Rodgers and 28-year-old Steelers quarterback Ben Roethlisberger may yet meet again, but the clock is ticking much faster on men like Drew Brees, Peyton Manning and, yes, Tom Brady.
Fact: in the Super Bowl era, among quarterbacks with at least five games played and 100 pass attempts, Rodgers now has the highest postseason passer rating of all-time. He also has the highest completion percentage. Those numbers obviously are slightly deceiving given the evolutionary changes in what has become a pass-happy NFL, but they also indicate a disturbing truth if you are a fan in New Orleans, Indianapolis or New England.
Aaron Rodgers is no longer just the future of the Packers and the NFL.
He is the present, too.
Amusing, isn’t it? Entering this postseason, one of the biggest questions in Green Bay concerned Rodgers’ ability to win in the playoffs, as if he were Dan Marino.
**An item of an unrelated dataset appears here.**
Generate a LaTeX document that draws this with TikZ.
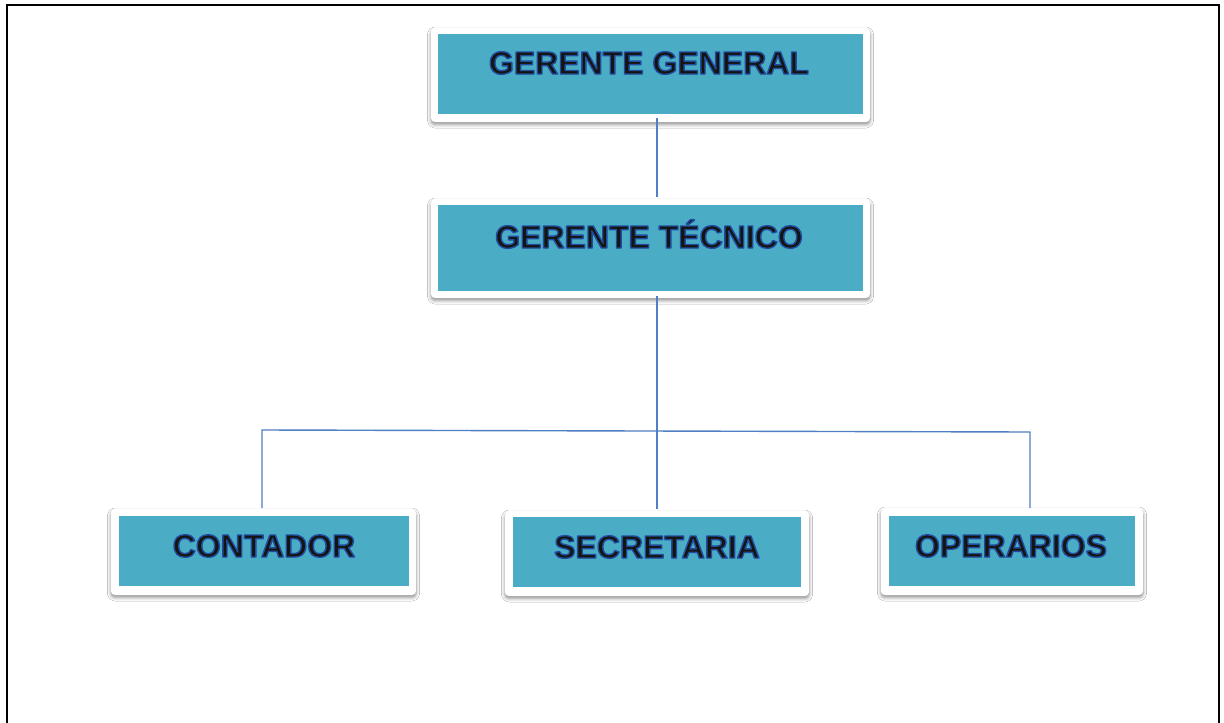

During his three years as a starter for Green Bay, Rodgers had made one career postseason start, that coming in a 51-45 loss to the Arizona Cardinals in the wildcard round. In that game, Rodgers completed 28 of 42 passes for 423 yards, four touchdowns and one interception. He had a rating of 121.4 and also ran for a score. Had the Packers defense been merely a shell then of what it is now, Green Bay might have advanced to the next round of the playoffs.
Instead, Rodgers was left with a career postseason record of 0-1, proof that wins and losses are a team statistic, not an individual one.
Now Rodgers is 4-1, the Vince Lombardi trophy in his grasp and a symbolic championship belt wrapped around his waist. In his five career postseason starts, Rodgers has had a rating of 111.5 or better in four of them. He has thrown 13 touchdown passes and rushed for as many TDs as he has thrown interceptions (three). Rodgers one flaw might be that he holds onto the ball too long and makes himself vulnerable to unnecessary hits, but there is little else he fails to achieve on the football field.
Think about it: Rodgers is every bit as mobile as Roethlisberger, if not more so. He is every bit as accurate as Brady. He has arm strength and smarts that at least rival those of Manning, and he has it all out there in front of him, the chance now to win multiple Super Bowls and become one of the truly special talents at one of the most exclusive positions in sports.
If you are a team like the Patriots – or a merely a New England follower – all of this can only make you wonder what might have been. Like Rodgers, Brady was merely 27 when the Patriots last won a Super Bowl, against the Philadelphia Eagles in February 2005. A great deal has changed since. The Pats have since let seasons and potential titles slip through their grasp, from 2006 to 2007 to, perhaps, this season. At the start of next season, Brady will be 34. The Pats are still looking for their successor to Brady, their Steve Young, as the sand slides through the hourglass. And as Brady creeps toward the end of his career, along with Manning and Brees and others, one cannot help but wonder about the shift in balance of power in the parity-driven NFL.
As Aaron Rodgers ascends, we must ask whether we are witnessing the start of a changing of the guard.